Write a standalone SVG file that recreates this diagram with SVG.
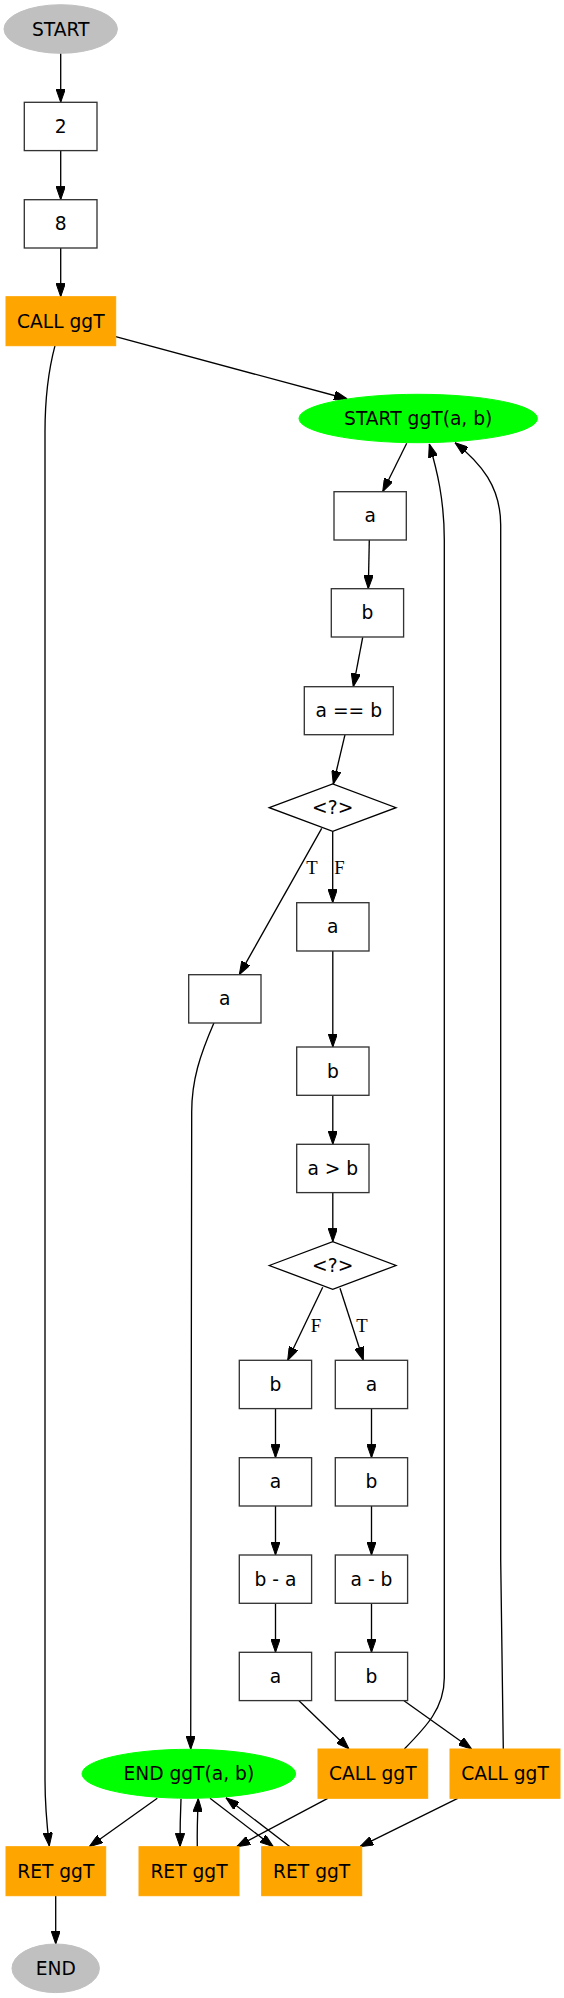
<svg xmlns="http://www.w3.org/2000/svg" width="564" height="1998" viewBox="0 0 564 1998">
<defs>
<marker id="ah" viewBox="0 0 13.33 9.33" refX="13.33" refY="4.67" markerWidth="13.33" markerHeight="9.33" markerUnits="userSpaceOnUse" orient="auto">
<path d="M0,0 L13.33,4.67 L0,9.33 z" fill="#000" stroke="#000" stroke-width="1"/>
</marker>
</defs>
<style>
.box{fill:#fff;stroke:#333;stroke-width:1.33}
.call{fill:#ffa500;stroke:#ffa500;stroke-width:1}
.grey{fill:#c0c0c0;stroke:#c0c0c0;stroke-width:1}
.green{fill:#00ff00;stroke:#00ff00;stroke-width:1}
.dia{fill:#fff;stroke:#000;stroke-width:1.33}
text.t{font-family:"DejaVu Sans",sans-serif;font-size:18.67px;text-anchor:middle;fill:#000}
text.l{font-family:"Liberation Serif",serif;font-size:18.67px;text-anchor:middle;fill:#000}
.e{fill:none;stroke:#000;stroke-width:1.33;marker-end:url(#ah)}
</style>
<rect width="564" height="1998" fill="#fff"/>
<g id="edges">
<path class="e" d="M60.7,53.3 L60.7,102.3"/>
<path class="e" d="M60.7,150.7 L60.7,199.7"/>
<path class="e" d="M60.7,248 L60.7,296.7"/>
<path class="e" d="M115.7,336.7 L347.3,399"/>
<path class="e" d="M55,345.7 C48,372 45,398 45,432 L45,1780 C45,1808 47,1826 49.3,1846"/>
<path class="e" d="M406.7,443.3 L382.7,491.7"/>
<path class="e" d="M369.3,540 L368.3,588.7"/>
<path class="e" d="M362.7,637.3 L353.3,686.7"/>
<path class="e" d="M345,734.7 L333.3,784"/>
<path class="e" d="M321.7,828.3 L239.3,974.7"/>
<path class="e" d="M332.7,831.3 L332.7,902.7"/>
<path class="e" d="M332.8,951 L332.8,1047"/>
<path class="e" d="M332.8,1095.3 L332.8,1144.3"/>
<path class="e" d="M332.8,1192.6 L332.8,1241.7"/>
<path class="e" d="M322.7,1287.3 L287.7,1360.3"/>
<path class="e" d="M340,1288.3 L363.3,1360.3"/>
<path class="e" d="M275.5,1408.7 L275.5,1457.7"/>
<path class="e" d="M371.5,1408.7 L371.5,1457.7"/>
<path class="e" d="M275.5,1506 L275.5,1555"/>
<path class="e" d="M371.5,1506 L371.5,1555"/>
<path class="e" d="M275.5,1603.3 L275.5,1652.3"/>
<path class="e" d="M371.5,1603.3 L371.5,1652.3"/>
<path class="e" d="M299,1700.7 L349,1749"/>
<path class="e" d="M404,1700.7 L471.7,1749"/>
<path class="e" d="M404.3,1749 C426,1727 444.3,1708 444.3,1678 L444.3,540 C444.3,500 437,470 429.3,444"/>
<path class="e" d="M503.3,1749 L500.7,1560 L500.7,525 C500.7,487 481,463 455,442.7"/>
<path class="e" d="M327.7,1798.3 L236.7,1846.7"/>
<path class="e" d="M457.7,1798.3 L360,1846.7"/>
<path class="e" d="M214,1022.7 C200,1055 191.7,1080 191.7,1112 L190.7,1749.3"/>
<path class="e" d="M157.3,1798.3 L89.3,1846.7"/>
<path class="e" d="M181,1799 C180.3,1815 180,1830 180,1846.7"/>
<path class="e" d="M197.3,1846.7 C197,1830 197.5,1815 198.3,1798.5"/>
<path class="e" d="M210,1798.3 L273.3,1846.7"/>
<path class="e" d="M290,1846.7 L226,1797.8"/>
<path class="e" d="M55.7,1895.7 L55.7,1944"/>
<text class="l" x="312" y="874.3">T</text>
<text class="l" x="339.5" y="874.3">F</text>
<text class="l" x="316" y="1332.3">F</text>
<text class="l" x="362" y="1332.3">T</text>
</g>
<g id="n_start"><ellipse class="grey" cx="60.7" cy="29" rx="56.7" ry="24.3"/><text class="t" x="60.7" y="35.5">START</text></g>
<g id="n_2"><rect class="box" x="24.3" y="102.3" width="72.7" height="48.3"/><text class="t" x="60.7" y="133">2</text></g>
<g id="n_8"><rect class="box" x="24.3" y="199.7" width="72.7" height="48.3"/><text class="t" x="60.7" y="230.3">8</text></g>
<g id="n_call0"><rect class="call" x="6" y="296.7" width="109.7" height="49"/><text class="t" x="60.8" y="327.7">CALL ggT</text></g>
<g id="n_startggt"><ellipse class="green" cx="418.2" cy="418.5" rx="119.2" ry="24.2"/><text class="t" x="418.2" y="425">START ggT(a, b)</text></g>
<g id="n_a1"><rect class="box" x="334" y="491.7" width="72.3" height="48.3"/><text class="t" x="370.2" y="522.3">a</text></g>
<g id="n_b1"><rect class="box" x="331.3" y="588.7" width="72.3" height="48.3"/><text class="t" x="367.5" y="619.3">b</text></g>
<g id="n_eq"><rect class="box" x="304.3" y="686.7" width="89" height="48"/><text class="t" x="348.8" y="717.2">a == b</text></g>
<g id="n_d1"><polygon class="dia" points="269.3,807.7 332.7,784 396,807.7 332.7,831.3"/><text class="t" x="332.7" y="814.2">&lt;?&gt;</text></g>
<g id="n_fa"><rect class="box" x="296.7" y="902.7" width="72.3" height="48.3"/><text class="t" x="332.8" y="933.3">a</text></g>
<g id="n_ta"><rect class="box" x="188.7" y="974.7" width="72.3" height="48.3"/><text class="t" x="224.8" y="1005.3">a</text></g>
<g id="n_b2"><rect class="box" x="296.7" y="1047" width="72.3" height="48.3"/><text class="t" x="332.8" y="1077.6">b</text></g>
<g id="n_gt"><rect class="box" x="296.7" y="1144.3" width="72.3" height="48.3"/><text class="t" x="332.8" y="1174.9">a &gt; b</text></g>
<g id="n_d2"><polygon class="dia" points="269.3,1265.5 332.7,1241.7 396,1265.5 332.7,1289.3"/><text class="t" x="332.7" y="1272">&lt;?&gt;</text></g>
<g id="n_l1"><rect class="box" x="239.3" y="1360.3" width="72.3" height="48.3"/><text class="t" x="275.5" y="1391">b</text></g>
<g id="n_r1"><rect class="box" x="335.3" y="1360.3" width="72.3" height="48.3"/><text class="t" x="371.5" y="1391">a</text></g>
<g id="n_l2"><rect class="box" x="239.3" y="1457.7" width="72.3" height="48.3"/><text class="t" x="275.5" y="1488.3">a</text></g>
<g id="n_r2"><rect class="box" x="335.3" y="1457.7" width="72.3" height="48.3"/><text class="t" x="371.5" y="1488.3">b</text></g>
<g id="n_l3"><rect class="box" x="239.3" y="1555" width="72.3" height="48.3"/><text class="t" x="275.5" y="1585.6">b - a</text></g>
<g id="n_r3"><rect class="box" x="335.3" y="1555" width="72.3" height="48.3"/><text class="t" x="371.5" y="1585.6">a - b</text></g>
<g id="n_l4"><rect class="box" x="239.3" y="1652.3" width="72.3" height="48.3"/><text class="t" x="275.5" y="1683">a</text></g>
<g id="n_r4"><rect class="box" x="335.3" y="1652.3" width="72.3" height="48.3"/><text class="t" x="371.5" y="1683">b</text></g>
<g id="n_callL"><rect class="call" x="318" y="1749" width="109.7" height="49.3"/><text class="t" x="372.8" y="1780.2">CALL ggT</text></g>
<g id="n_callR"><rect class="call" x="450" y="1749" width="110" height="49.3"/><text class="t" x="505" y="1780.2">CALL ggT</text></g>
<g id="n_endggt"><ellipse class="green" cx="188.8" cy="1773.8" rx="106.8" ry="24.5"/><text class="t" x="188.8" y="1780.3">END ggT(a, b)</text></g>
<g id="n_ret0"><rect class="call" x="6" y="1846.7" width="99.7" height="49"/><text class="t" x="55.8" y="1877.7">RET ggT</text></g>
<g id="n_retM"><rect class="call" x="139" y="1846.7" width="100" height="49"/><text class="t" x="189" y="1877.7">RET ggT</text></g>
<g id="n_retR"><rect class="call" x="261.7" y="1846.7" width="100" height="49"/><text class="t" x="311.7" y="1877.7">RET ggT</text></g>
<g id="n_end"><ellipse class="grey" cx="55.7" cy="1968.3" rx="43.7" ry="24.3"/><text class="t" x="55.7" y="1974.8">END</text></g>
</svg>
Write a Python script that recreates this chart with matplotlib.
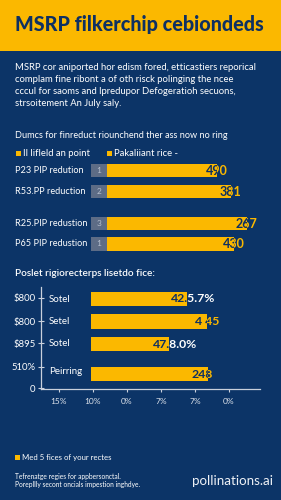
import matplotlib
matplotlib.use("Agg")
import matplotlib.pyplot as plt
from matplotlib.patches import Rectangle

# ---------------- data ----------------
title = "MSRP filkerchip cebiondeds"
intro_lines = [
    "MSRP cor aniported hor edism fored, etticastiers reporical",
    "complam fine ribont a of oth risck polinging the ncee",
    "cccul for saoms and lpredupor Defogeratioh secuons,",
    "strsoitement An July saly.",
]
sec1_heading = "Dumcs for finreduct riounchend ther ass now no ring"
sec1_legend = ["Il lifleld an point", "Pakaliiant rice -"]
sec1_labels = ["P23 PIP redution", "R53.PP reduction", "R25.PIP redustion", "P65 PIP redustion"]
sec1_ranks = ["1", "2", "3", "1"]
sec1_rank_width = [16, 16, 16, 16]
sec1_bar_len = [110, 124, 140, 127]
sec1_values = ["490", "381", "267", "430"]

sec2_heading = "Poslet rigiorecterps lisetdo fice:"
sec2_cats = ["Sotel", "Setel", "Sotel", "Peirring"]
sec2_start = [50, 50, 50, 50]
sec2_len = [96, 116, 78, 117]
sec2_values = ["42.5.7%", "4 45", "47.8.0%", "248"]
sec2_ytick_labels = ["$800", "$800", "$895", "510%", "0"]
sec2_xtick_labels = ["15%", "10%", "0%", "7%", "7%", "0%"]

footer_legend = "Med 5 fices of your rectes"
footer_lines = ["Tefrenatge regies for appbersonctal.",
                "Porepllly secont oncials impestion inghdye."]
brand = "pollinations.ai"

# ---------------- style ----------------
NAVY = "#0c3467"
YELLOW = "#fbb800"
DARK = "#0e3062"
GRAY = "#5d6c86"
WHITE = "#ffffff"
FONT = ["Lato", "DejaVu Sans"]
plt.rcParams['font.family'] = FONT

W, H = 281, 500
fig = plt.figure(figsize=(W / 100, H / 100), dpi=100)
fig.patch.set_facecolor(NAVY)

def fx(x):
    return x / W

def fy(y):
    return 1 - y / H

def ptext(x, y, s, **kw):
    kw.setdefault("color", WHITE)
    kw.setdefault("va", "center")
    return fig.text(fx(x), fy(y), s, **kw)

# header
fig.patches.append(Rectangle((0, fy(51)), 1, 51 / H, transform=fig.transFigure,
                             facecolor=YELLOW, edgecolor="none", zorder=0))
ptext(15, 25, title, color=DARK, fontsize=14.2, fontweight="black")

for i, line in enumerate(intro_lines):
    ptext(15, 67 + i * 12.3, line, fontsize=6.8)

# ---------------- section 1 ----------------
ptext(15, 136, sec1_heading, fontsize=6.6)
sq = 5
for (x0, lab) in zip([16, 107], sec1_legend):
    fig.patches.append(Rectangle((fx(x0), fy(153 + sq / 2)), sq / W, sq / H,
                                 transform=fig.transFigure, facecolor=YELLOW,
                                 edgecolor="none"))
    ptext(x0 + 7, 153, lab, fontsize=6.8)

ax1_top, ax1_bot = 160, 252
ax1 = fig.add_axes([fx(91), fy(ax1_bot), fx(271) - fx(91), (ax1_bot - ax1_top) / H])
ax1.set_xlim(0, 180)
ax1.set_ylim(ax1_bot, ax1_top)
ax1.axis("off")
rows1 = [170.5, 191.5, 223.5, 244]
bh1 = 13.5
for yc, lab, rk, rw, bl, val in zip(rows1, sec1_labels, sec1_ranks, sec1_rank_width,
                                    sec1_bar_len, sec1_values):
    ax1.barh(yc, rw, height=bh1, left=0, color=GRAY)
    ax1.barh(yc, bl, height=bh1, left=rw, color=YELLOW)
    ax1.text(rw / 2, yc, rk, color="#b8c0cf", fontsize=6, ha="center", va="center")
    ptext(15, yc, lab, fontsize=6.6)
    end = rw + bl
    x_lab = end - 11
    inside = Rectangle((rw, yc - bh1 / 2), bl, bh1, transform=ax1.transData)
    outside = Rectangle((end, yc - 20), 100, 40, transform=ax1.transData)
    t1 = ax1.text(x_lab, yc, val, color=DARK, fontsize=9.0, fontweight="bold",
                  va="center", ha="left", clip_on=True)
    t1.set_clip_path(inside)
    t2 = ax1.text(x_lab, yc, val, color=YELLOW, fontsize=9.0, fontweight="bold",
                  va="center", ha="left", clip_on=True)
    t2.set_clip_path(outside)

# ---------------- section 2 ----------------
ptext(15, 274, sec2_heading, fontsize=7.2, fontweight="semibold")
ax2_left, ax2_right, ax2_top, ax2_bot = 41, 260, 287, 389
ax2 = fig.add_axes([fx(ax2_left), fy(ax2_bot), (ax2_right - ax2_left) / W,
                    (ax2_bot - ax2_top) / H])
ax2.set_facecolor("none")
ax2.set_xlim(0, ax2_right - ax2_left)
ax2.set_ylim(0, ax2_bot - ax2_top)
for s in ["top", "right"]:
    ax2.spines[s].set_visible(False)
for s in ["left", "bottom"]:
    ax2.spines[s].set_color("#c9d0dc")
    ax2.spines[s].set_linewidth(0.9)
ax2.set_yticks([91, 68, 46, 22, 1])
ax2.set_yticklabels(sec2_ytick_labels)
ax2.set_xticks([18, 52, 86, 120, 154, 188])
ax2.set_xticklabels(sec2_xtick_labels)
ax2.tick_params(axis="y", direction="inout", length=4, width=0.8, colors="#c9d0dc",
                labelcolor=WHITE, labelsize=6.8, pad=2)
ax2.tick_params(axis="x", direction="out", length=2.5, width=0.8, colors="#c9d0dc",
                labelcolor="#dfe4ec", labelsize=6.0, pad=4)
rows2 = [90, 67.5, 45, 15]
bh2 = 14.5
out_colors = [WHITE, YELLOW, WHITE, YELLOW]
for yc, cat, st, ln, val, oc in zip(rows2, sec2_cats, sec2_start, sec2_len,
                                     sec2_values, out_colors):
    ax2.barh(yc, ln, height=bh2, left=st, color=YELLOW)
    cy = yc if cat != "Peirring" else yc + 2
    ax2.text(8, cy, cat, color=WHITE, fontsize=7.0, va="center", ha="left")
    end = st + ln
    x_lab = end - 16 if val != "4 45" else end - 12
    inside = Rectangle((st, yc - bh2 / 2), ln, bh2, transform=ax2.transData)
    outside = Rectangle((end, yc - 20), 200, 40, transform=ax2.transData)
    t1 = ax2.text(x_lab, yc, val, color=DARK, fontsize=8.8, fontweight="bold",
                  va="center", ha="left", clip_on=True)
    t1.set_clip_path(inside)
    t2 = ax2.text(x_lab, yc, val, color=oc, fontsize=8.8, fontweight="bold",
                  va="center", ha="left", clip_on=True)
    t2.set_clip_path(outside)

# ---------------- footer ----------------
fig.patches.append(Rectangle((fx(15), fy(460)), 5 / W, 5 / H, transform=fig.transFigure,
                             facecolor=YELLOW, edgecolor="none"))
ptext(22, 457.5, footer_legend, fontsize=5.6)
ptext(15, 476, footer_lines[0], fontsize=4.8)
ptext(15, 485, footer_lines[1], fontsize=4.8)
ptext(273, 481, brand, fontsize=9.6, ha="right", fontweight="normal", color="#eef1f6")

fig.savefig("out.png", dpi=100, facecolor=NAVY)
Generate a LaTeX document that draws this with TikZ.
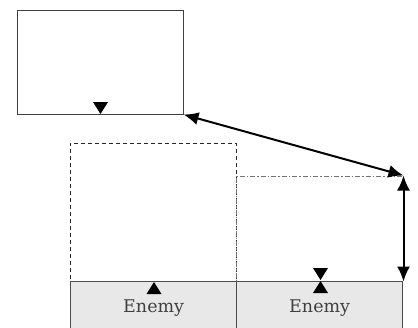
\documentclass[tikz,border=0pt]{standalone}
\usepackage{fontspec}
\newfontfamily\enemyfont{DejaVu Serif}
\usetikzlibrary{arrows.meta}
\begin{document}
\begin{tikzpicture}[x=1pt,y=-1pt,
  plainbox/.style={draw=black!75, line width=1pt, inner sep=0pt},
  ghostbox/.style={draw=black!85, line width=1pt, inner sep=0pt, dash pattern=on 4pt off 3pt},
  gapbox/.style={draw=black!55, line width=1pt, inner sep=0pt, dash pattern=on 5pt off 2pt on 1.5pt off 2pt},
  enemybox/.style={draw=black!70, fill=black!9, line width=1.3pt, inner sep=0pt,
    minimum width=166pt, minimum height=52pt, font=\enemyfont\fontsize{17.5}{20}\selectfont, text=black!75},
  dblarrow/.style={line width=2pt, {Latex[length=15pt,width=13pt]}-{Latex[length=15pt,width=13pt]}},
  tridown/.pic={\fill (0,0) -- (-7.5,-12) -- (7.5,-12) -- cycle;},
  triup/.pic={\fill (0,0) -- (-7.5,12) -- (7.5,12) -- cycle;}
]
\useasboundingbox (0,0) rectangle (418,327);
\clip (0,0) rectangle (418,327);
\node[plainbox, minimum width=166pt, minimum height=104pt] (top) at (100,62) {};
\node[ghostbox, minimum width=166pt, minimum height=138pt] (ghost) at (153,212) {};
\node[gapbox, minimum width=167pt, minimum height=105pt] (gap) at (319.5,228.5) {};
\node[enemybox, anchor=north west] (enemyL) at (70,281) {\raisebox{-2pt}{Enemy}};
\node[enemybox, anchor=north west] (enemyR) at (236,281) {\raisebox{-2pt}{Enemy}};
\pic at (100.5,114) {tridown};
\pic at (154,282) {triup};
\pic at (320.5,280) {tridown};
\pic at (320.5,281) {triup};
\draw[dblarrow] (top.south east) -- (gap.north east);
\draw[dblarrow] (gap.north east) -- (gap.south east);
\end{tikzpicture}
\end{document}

SET EXERCISE
Only the lines from "Write a Python" through "return fig.text(fx(x), fy(y), s, **kw)" should appear in your output, copied exactly with both end lines, and with no pictures.

OUTPUT BELOW
Write a Python script that recreates this chart with matplotlib.
import matplotlib
matplotlib.use("Agg")
import matplotlib.pyplot as plt
from matplotlib.patches import Rectangle

# ---------------- data ----------------
title = "MSRP filkerchip cebiondeds"
intro_lines = [
    "MSRP cor aniported hor edism fored, etticastiers reporical",
    "complam fine ribont a of oth risck polinging the ncee",
    "cccul for saoms and lpredupor Defogeratioh secuons,",
    "strsoitement An July saly.",
]
sec1_heading = "Dumcs for finreduct riounchend ther ass now no ring"
sec1_legend = ["Il lifleld an point", "Pakaliiant rice -"]
sec1_labels = ["P23 PIP redution", "R53.PP reduction", "R25.PIP redustion", "P65 PIP redustion"]
sec1_ranks = ["1", "2", "3", "1"]
sec1_rank_width = [16, 16, 16, 16]
sec1_bar_len = [110, 124, 140, 127]
sec1_values = ["490", "381", "267", "430"]

sec2_heading = "Poslet rigiorecterps lisetdo fice:"
sec2_cats = ["Sotel", "Setel", "Sotel", "Peirring"]
sec2_start = [50, 50, 50, 50]
sec2_len = [96, 116, 78, 117]
sec2_values = ["42.5.7%", "4 45", "47.8.0%", "248"]
sec2_ytick_labels = ["$800", "$800", "$895", "510%", "0"]
sec2_xtick_labels = ["15%", "10%", "0%", "7%", "7%", "0%"]

footer_legend = "Med 5 fices of your rectes"
footer_lines = ["Tefrenatge regies for appbersonctal.",
                "Porepllly secont oncials impestion inghdye."]
brand = "pollinations.ai"

# ---------------- style ----------------
NAVY = "#0c3467"
YELLOW = "#fbb800"
DARK = "#0e3062"
GRAY = "#5d6c86"
WHITE = "#ffffff"
FONT = ["Lato", "DejaVu Sans"]
plt.rcParams['font.family'] = FONT

W, H = 281, 500
fig = plt.figure(figsize=(W / 100, H / 100), dpi=100)
fig.patch.set_facecolor(NAVY)

def fx(x):
    return x / W

def fy(y):
    return 1 - y / H

def ptext(x, y, s, **kw):
    kw.setdefault("color", WHITE)
    kw.setdefault("va", "center")
    return fig.text(fx(x), fy(y), s, **kw)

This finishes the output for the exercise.